MetLife, the largest life insurance company in the United States, has put its banking operations up for sale to avoid the “too big to fail” regulatory scrutiny that analysts have said was likely.

MetLife said Thursday it may sell MetLife Bank’s depository business, which includes savings and money market accounts. The company said it will still write home mortgages; life insurers tend to like mortgages as part of a diversified investment portfolio.

MetLife has hired Deutsche Bank, which ran the recent sale process for larger online bank ING Direct USA, to handle the sale. One industry source said many of the companies that lost out on ING Direct may look at MetLife Bank, among them Ally Financial and CIT Group.

Ally and CIT declined to comment.

One difference in this deal, a second industry source said, is that many of MetLife Bank’s customers are also customers of the life insurance business, raising questions about whether they would keep their deposits with the bank in the event it was sold.

As of June 30 MetLife was the seventh-largest bank holding company in the United States by total assets, according to the Federal Reserve. The bank itself is, however, usually ranked outside the top 50 by deposits and generated just 2 percent of the company’s operating earnings in the first quarter.

“We do not believe it is appropriate for the overwhelming majority of our business to be governed by regulations written for banking institutions,” MetLife Chief Executive Steve Kandarian said in a statement, adding it was “imperative that MetLife be able to operate on a level playing field.”

LEVEL FIELD

That notion of “level playing field” has been central to the global insurance industry’s argument against the regulation of insurers as too big to fail.

The argument goes that any such regulated insurer would have higher capital requirements and tighter risk controls than its peers, forcing it to underwrite less business and be more conservative in its decision-making than competitors.

“While it remains uncertain to what extent the new financial reform regulation will impact the large life insurers, we believe the sale of (MetLife’s) bank would help it avoid stricter capital standards,” Standard & Poor’s insurance equity analyst Bret Howlett said in a note.

FBR Capital Markets said MetLife may be regulated as too big to fail even with the bank sale, but potentially under a different set of standards for non-bank entities that would be more favorable to shareholders.

U.S. regulators are finalizing criteria for which banks should be named as “systemically important financial institutions,” or SIFIs.
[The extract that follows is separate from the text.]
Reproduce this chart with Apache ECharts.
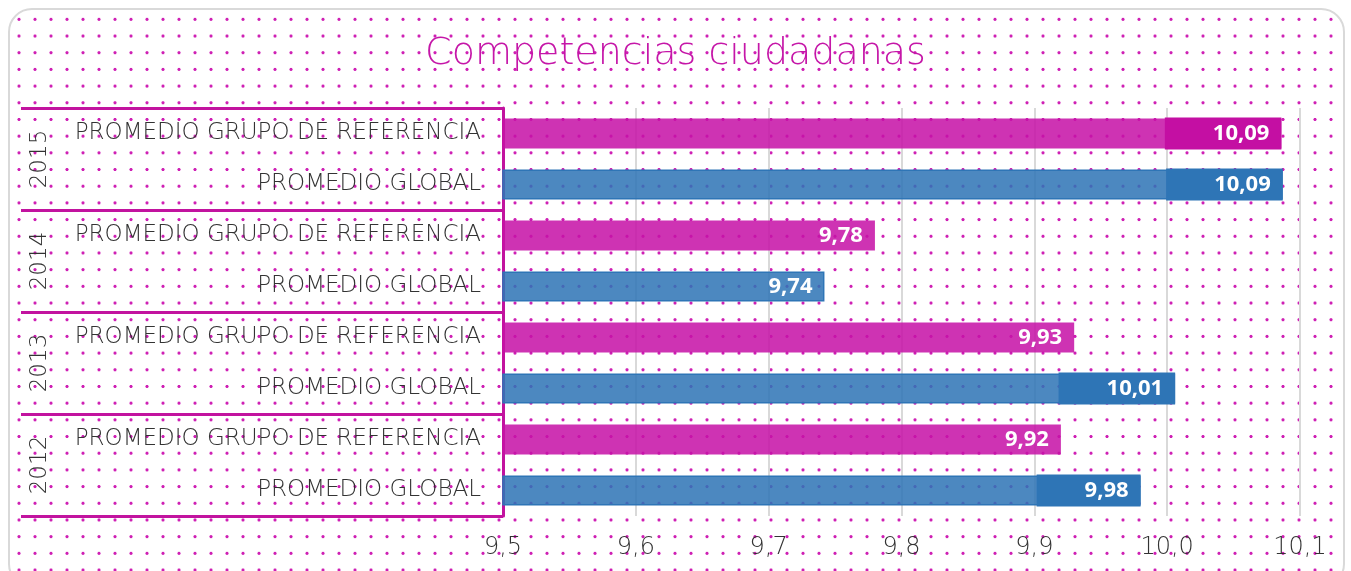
<!DOCTYPE html>
<html>
<head>
<meta charset="utf-8">
<script src="https://cdn.jsdelivr.net/npm/echarts@6/dist/echarts.min.js"></script>
<style>
  html, body { margin: 0; padding: 0; width: 1351px; height: 571px; overflow: hidden; background: #ffffff; }
  #frame {
    position: absolute; left: 8px; top: 8px; width: 1337px; height: 580px;
    border: 2px solid #d9d9d9; border-radius: 24px; box-sizing: border-box;
    background-color: #ffffff;
    background-image: radial-gradient(circle, rgba(204,20,176,0.95) 1.3px, rgba(204,20,176,0) 1.9px);
    background-size: 16px 16.7px;
    background-position: 1px 1px;
  }
  #chart { position: absolute; left: 0; top: 0; width: 1351px; height: 571px; }
</style>
</head>
<body>
<div id="frame"></div>
<div id="chart"></div>
<script>
// ---- data ----
const title = 'Competencias ciudadanas';
const years = ['2015', '2014', '2013', '2012'];
const rowLabels = ['PROMEDIO GRUPO DE REFERENCIA', 'PROMEDIO GLOBAL'];
const referenceValues = [10.086, 9.78, 9.93, 9.92];
const globalValues = [10.087, 9.742, 10.006, 9.98];
const xTicks = [9.5, 9.6, 9.7, 9.8, 9.9, 10.0, 10.1];

// ---- build ----
const categories = [];
const barData = [];
const pink = 'rgba(198,18,166,0.86)';
const pinkDark = '#C40FA3';
const blue = 'rgba(46,117,182,0.86)';
const blueDark = '#2E75B6';
years.forEach((y, i) => {
  categories.push(rowLabels[0]);
  categories.push(rowLabels[1]);
  const pair = [[referenceValues[i], pink, pinkDark, null], [globalValues[i], blue, blueDark, blueDark]];
  pair.forEach(([v, c, dark, border]) => {
    barData.push({
      value: v,
      itemStyle: { color: c, borderColor: border || 'rgba(0,0,0,0)', borderWidth: border ? 1.5 : 0 },
      label: { backgroundColor: v > 9.95 ? dark : 'transparent' }
    });
  });
});

const fontFamily = "'DejaVu Sans', 'Open Sans', sans-serif";
const textColor = '#333333';
const chart = echarts.init(document.getElementById('chart'), null, { renderer: 'canvas' });
chart.setOption({
  backgroundColor: 'transparent',
  animation: false,
  title: {
    text: title, left: 'center', top: 30,
    textStyle: { fontFamily: fontFamily, fontWeight: 200, fontSize: 38, color: '#C516A8' }
  },
  grid: { left: 503, right: 51, top: 108, bottom: 55, containLabel: false },
  xAxis: {
    type: 'value', min: xTicks[0], max: xTicks[xTicks.length - 1], interval: 0.1,
    axisLine: { show: false }, axisTick: { show: false },
    splitLine: { show: true, lineStyle: { color: '#d9d9d9', width: 2 } },
    axisLabel: {
      margin: 20, fontFamily: fontFamily, fontWeight: 200, fontSize: 24, color: textColor,
      formatter: v => v.toFixed(1).replace('.', ',')
    }
  },
  yAxis: [
    {
      type: 'category', data: categories, inverse: true, position: 'left',
      axisLine: { show: false }, axisTick: { show: false },
      axisLabel: { margin: 22, fontFamily: fontFamily, fontWeight: 200, fontSize: 23, color: textColor }
    },
    {
      type: 'category', data: years, inverse: true, position: 'left', offset: 0,
      axisLine: { show: true, lineStyle: { color: '#C2139F', width: 3 } },
      axisTick: { show: true, length: 482, lineStyle: { color: '#C2139F', width: 3 } },
      axisLabel: { rotate: 90, margin: 451, fontFamily: fontFamily, fontWeight: 200, fontSize: 23, color: textColor }
    }
  ],
  series: [{
    type: 'bar', yAxisIndex: 0, data: barData, barWidth: 30,
    label: {
      show: true, position: 'insideRight', distance: 0,
      color: '#ffffff', fontFamily: "'Open Sans', sans-serif", fontWeight: 'bold', fontSize: 22,
      lineHeight: 22, padding: [5, 12, 5, 48],
      formatter: p => p.value.toFixed(2).replace('.', ',')
    }
  }]
});
</script>
</body>
</html>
It is unclear when regulators will actually designate the companies, but it could be later this year.

A SIFI designation comes with tough regulation from the Federal Reserve that will restrain profits, because of stricter capital and leverage requirements.

The companies will also have to submit “living wills” to regulators. These documents will have to be continually updated and offer a blueprint for how the government can quickly and orderly dismantle the companies if they start to fail.

The insurance industry has voting representation on the systemic risk council, known as the Financial Stability Oversight Council, in charge of picking SIFIs.

Because of the bank, analysts have widely expected MetLife to be one of the insurers tagged as a SIFI. Other insurers, like Allstate, have sold or explored selling their banks to get out of such oversight.

MetLife closed up 2.8 percent at $42.04 on the New York Stock Exchange on Thursday.